Depending on which Yoga model you buy, you’ll get either 16GB or 32GB of internal storage, about 4GB of which is taken up by the operating system and various preinstalled applications. The Yoga Tablet also has a micro-SD card slot (hidden beneath its stand) that allows you to add up to 64GB of external storage.

There aren’t many other bells and whistles to note: The Yoga doesn’t have support for near-field communication (NFC), wireless charging or IR blasting. In the U.S., it’s available only with Wi-Fi – no mobile data connectivity – and supports 802.11 b/g/n.

The tablet has a 1.6-megapixel “HD” camera on its front for video chatting along with a mediocre 5-megapixel shooter on its back.

The software

The Yoga Tablet runs custom Lenovo software based on the Android 4.2 Jelly Bean operating system. The key phrase there is “based on” – while the Yoga’s user interface may look like Android at a glance, Lenovo made some puzzling changes to the software that significantly hurt its usability.

First, the company completely removed the app drawer – the area on Android devices that typically holds a grid of all installed applications – and instead awkwardly combined it into the home screen itself. When you install a new app, an icon for it is added directly onto the home screen. If you try to remove the icon from the home screen, you’re prompted to uninstall the application.

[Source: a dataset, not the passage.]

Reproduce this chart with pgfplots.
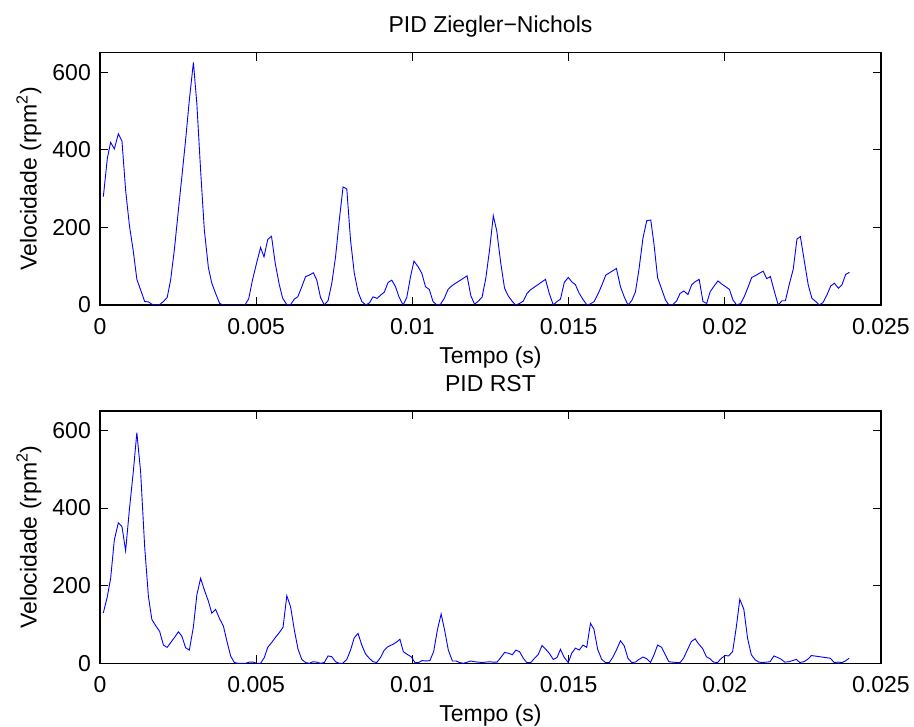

The result is a confusing mess of shortcuts, widgets and apps (all of them) haphazardly thrown together in a single spot. It seems like Lenovo wanted to make the tablet feel like iOS but still leave in some Android-centric touches — a misguided effort that simply doesn’t work.

To my bewilderment, Lenovo also decided to add a legacy overflow-menu icon — three vertical dots that appear alongside the bottom-of-screen virtual navigation buttons – into its actual launcher. The legacy overflow-menu icon exists within Android only for old, outdated apps that haven’t been brought up to design standards in place since 2011, so building it in at the system level is a very strange thing to do.

When you tap the icon from the home screen, you get a pop-up with a slew of overlapping options – like “Settings,” which takes you to the main system settings (also accessible via the standard pull-down menu at the top of the screen) and “Preferences,” which takes you to a separate section of settings specific to the home screen. The “Preferences” section, meanwhile, has an option labelled “More settings” that takes you to yet another section in which the only option is “Gesture settings.” What?

The overflow-menu icon shows up sporadically while you’re using the tablet, too, often in apps where it shouldn’t be present. In those circumstances, it ends up being redundant with functions that are present elsewhere in the on-screen interface. Once again, it’s a confusing mess.

The Yoga has its share of other software sins, including arbitrarily added clashing colors throughout the system and a host of baked-in bloatware, but there are so many issues with core usability that leaves no time to touch on these small-scale criticisms.

Lenovo took a risk with the Yoga Tablet’s form – and in terms of form alone, the risk paid off. Its stand-holding cylinder design is interesting and practical; like many innovative products, it fills a void in the market many of us never knew existed.